Inflation Targeting
Inflation targeting is a monetary policy framework in which a central bank publicly commits to achieving and maintaining a specific inflation rate or range as its primary objective, using interest rate tools and communication to anchor public expectations.
India formally adopted flexible inflation targeting (FIT) as its monetary policy framework in June 2016, following amendments to the RBI Act, 1934. Under FIT, the government and the RBI jointly set a medium-term CPI inflation target of 4 percent, with a tolerance band of +/- 2 percent (2 to 6 percent). The Monetary Policy Committee (MPC) was legally mandated to keep inflation within this band. If CPI inflation stayed outside the band for three consecutive quarters, the MPC was required to report to the government on the reasons for the failure and the remedial measures being taken.
Before FIT, India's monetary policy framework lacked a single nominal anchor. The RBI used to manage multiple objectives simultaneously — inflation, growth, exchange rate stability, and credit conditions — often without explicit priority ordering. This made policy communication ambiguous and inflation expectations less well-anchored. The shift to FIT was influenced by the recommendations of the Urjit Patel Committee Report of 2014, which argued that CPI-based inflation targeting would provide the clearest and most credible framework for reducing India's structurally elevated inflation.
The choice of CPI (Consumer Price Index) over WPI (Wholesale Price Index) as the target variable was deliberate. CPI measured prices of a basket of goods and services consumed by urban and rural households, making it more representative of the true cost of living. WPI, by contrast, was heavily weighted toward commodity and intermediate goods prices, making it a poor proxy for consumer inflation and more volatile in response to global commodity cycles.

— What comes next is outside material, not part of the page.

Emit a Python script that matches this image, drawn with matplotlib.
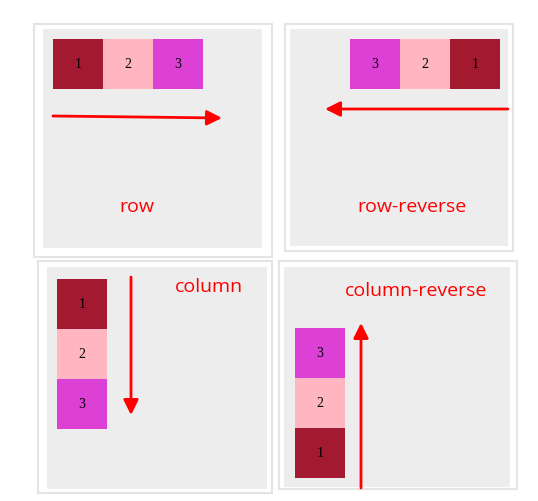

Flexible inflation targeting did not mean single-minded focus on inflation to the exclusion of growth. The RBI's mandate under the amended Act was to maintain price stability while keeping in mind the objective of growth. The word "flexible" acknowledged that transient supply-side shocks (food price spikes, fuel price surges) might temporarily push inflation outside the band without warranting an immediate aggressive rate response that could unnecessarily damage growth.
The framework was tested in 2022 when CPI inflation breached 6 percent for three consecutive quarters following the Russia-Ukraine war. The MPC acknowledged the breach, and the RBI Governor communicated the reasons and the remedial actions (the 250-basis-point rate hike cycle between May 2022 and February 2023) in a formal letter to the government. This formal accountability mechanism was a significant institutional innovation compared to pre-FIT India, where policy deviations had no such structured disclosure requirement.
Critics of inflation targeting in India pointed out that a significant portion of CPI inflation was driven by food prices — items outside the direct control of monetary policy. Raising interest rates could not fix a monsoon failure or a global edible oil supply shock. The structural food inflation argument suggested that supply-side interventions in agriculture — storage, logistics, and productivity — were equally important complements to the monetary framework.